Astronomers peering billions of light years into space have detected the largest, most extensive collection of galaxies ever registered in the early days of the universe, a "proto-supercluster" they nicknamed Hyperion after a titan from Greek mythology.

Hyperion has a mass 1 million billion times greater than the sun and is so distant that it is viewed from earth as it looked billions of years ago.

"Hyperion is like 5,000 galaxies of the Milky Way", astronomer Steffen Miefke, the chief of operations for the European Southern Observatory, told Reuters. The ESO operates the Very Large Telescope (VLT) in Chile, which detected Hyperion.

Hyperion is an adolescent in astronomy terms. Its distance from earth means astronomers are viewing it as it was created just over 2 billion years after the Big Bang, which gave rise to the universe about 13.8 billion years ago.

"These are galaxies very far from us, almost at the beginning of the universe, and allow us to understand better how the universe evolved from the Big Bang until the present day," Miefke said.

"Hyperion is a sixth of the age of the universe. It's as though we were able to look at the adolescence of an 80-year-old human being."

The Milky Way galaxy, which hosts our Solar System, is about 13.6 billion years old.

Hyperion was detected using the Visible Multi-Object Spectrograph, which according to its handlers acts as a "time machine in the middle of desert, showing us how the universe looked when it was just a third of its current age."

The spectrograph is hosted by the Chile-based Very Large Telescope.

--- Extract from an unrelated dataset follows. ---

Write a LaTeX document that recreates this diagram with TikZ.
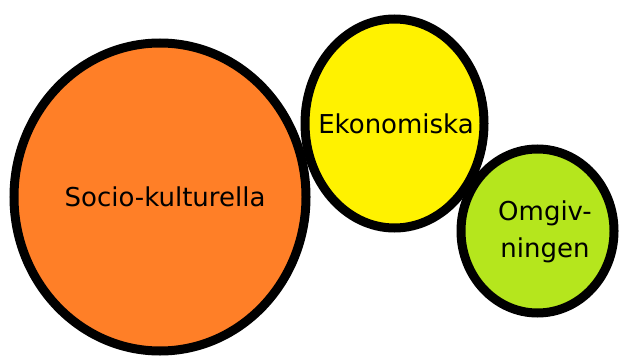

The discovery was made by a team led by Olga Cucciati of the National Institute of Astrophysics in Bologna, Italy.

The telescope sits in the Chilean desert 760 miles north of the capital Santiago.

Brian Lemaux, an astronomer from University of California, Davis, who co-authored the report, said galaxies become denser as gravity had acted on them over billions of years.

"Superclusters closer to Earth tend to (appear as) a much more concentrated distribution of mass with clear structural features," said Lemaux. "But in Hyperion, the mass is distributed much more uniformly in a series of connected blobs, populated by loose associations of galaxies."

The research, entitled "The progeny of a Cosmic Titan" will feature in the latest issue of the journal Astronomy & Astrophysics.